(TASK INSTRUCTIONS): Take every line from the listing below that contains "matplotlib".

(DATA LINES):
========

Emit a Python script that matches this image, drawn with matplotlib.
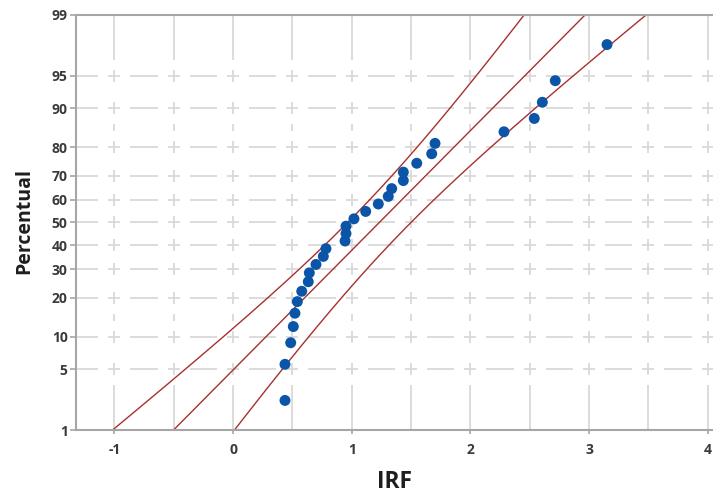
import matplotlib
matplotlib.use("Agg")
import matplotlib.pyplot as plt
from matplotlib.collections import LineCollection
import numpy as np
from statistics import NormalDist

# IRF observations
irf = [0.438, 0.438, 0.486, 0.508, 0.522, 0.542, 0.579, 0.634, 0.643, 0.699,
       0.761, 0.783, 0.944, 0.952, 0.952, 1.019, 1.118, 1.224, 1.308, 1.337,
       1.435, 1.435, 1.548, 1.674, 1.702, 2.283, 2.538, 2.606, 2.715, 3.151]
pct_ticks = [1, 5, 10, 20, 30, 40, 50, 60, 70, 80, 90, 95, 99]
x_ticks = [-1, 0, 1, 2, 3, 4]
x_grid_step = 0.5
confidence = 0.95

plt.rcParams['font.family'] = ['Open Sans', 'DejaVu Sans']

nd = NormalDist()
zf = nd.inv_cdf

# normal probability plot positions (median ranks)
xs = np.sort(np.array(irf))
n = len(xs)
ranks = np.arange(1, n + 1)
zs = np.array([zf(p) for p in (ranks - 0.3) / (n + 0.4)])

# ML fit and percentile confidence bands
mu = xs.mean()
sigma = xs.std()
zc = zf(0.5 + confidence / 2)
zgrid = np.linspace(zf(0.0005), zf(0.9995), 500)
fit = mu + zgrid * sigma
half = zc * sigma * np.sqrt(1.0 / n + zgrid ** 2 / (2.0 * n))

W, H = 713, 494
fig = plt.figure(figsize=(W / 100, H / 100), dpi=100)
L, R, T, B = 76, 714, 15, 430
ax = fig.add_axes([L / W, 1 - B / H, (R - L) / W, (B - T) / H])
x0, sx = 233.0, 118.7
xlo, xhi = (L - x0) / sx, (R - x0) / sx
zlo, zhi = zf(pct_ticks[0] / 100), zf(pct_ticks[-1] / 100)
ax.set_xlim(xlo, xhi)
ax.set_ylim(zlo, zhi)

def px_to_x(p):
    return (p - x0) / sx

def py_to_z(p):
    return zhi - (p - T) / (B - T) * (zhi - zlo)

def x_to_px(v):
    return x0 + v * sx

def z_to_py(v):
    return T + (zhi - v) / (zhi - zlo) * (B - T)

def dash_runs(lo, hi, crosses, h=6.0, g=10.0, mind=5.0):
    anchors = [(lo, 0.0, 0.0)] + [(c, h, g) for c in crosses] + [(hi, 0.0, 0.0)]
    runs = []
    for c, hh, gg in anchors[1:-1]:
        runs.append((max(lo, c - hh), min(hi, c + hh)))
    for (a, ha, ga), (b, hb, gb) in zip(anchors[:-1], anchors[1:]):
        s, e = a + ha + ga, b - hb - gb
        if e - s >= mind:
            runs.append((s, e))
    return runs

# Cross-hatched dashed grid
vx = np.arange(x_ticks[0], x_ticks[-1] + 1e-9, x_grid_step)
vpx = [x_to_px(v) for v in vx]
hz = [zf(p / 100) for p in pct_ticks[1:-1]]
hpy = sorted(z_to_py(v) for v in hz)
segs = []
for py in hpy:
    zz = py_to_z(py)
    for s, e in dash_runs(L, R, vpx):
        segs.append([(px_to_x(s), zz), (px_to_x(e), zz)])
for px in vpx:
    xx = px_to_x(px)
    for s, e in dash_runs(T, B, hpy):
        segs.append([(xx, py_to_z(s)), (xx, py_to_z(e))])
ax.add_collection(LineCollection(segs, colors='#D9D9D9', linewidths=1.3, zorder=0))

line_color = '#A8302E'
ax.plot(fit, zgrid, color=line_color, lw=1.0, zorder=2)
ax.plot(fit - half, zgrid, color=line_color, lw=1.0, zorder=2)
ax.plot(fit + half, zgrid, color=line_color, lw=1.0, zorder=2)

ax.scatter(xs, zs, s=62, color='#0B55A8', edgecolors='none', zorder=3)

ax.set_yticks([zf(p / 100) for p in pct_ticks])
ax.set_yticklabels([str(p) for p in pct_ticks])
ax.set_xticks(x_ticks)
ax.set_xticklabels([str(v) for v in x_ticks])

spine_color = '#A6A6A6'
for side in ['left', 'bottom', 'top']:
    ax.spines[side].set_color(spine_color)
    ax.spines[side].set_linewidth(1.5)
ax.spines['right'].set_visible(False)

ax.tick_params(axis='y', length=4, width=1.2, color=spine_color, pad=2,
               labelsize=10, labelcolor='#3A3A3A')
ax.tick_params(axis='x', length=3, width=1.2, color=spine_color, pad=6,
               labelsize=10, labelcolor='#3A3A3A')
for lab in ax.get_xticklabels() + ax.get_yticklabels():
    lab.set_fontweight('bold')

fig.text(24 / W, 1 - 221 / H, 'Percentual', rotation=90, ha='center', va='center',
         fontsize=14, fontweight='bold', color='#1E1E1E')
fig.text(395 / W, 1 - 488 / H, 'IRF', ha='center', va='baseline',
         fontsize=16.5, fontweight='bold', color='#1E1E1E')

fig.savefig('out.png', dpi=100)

========

(RESPONSE TO THIS EXERCISE):
Emit a Python script that matches this image, drawn with matplotlib.
import matplotlib
matplotlib.use("Agg")
import matplotlib.pyplot as plt
from matplotlib.collections import LineCollection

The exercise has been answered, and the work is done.